= Maximum Surge =

Cancelled video game

Maximum Surge is a cancelled video game by Digital Pictures. Planned for release in 1996 for the 3DO, Mac, PC and Sega Saturn, it was to feature full-motion video in the same way that many of Digital Pictures' releases of the time did. The game's 90 minutes of video footage starred Walter Koenig and Yasmine Bleeth, was directed by William Mesa, and was written by J. Garrett Glover and Charlie Ogden.

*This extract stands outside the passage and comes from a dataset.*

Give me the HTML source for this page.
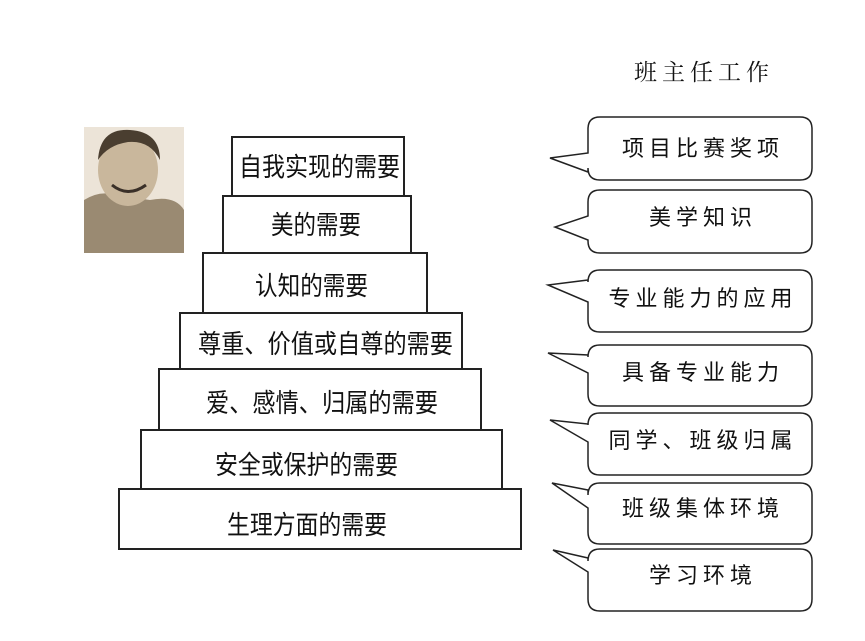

According to Flash Film Works, the studio responsible for the special effects used in the game, Maximum Surge was never released. However, the ESRB's website lists a rating for the game on multiple platforms, suggesting that the project made it at least to the late stages of development. A short playable demo of Maximum Surge was released as part of a Digital Pictures Windows 95 demo disk.

==Plot ==

The game is set in the 21st century. The player character, an unnamed soldier, is hired to protect the Brokaw Territory and stop Drexel (Walter Koenig), who is trying to replace humanity with evil cyborg beings which transfer information by means of umbilical data cords. It is up to the player character to destroy his bases and ultimately face him in the final battle. Alongside him in the fight are a mercenary named Jo (Yasmine Bleeth), a computer hacker, and the resistance commander.

== Production ==
Maximum Surge differed from previous Digital Pictures games in that the gameplay graphics were not crafted from standalone full motion video, but from bits of full motion video superimposed upon traditional computer graphic backgrounds. This allowed the gameplay to break from the on-rails format typical of FMV-based games, giving the player the ability to look from left to right to a limited extent in order to shoot enemies who appear outside the player's initial range of vision. Digital Pictures president Tom Zito commented that "Maximum Surge is really the first game in which we used the camera as a tool rather than as a recording device. Just as if you were going to create Doom, you would go to a SGI workstation and create all the pieces of Doom as computer graphics, in Maximum Surge we have taken a video camera and done exactly the same thing."

The video footage was filmed in Hollywood and Long Beach, California. Yasmine Bleeth commented "Maximum Surge was a completely new experience for me. It was great to get tough and gritty. The whole concept of CD-ROM is still mind-blowing to me."

Footage from this and other Digital Pictures games was used by Insight Film and Video Production, Shavick Entertainment, and Avrio Filmworks to create a movie originally titled Maximum Surge Movie, which was later rereleased on DVD by York Entertainment under the name Game Over.

The game cost $3 million to develop.